I hope that the board members of the Reserve Bank at their meeting today spent a little time reminding themselves how negligent they were over the activities of their bank note printing subsidiary.

The official statement from the bank after the Federal police made its recent arrests claimed that directors from the bank were unaware of the bribery and corruption that went on to secure the lucrative export contracts. I believe that any prudent director should have been aware of the dangers of such practices. As the Melbourne Age mentioned in one of its early reports on this scandal, there is a long history of scandal in the international note printing business.

American journalist Murray Bloom outlined this in 1983, when he published The Brotherhood of Money.

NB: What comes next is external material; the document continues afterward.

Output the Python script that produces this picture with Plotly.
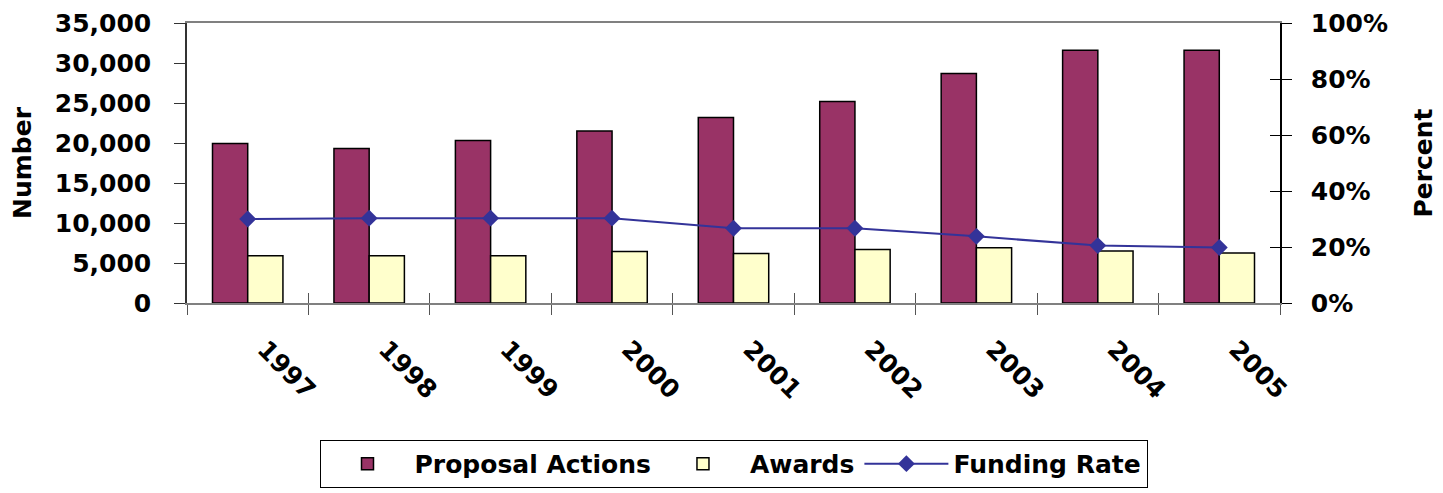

As The Age summarised his findings back in 2009:

Henry Keith, a former legendary sales executive for American Bank Note Company in Latin America between the 1930s and ’50s, told Bloom that bribery was common. “When a competitor gets his first hook into your account ? you know damned well he’s going to move heaven and earth ? and bribe God knows who ? to get more business to entrench himself,” Keith said. He also spoke of the “necessary and controversial” role of middlemen in foreign countries who were able to help secure deals for currency companies. According to Keith, the best agents were from “well connected, prominent local families”.

Bloom discovered that some of the world’s biggest banknote companies had engaged senior politicians and central bank figures as agents who would receive commissions on the completion of successful deals. Said Keith: “In one case (our agent) was an ex-minister of foreign affairs. In Ecuador, it was an ex-general named Cobo, Comandante Cobo, who made a fortune from his 5 per cent commission.”

Since Bloom penned his book, currency companies have continued to run into trouble; British banknote printer De La Rue is under investigation by London’s Serious Fraud Office over claims of corruption in Africa. Germany’s Giesecke and Devrient stopped supplying money to Robert Mugabe’s regime in Zimbabwe after a request from the German Government. The American Bank Note Holigraphics Company was fined a few years ago after it was accused of breaching the US corruption laws in connection to a payment to a Swiss bank account that was aimed at influencing Saudi Government officials.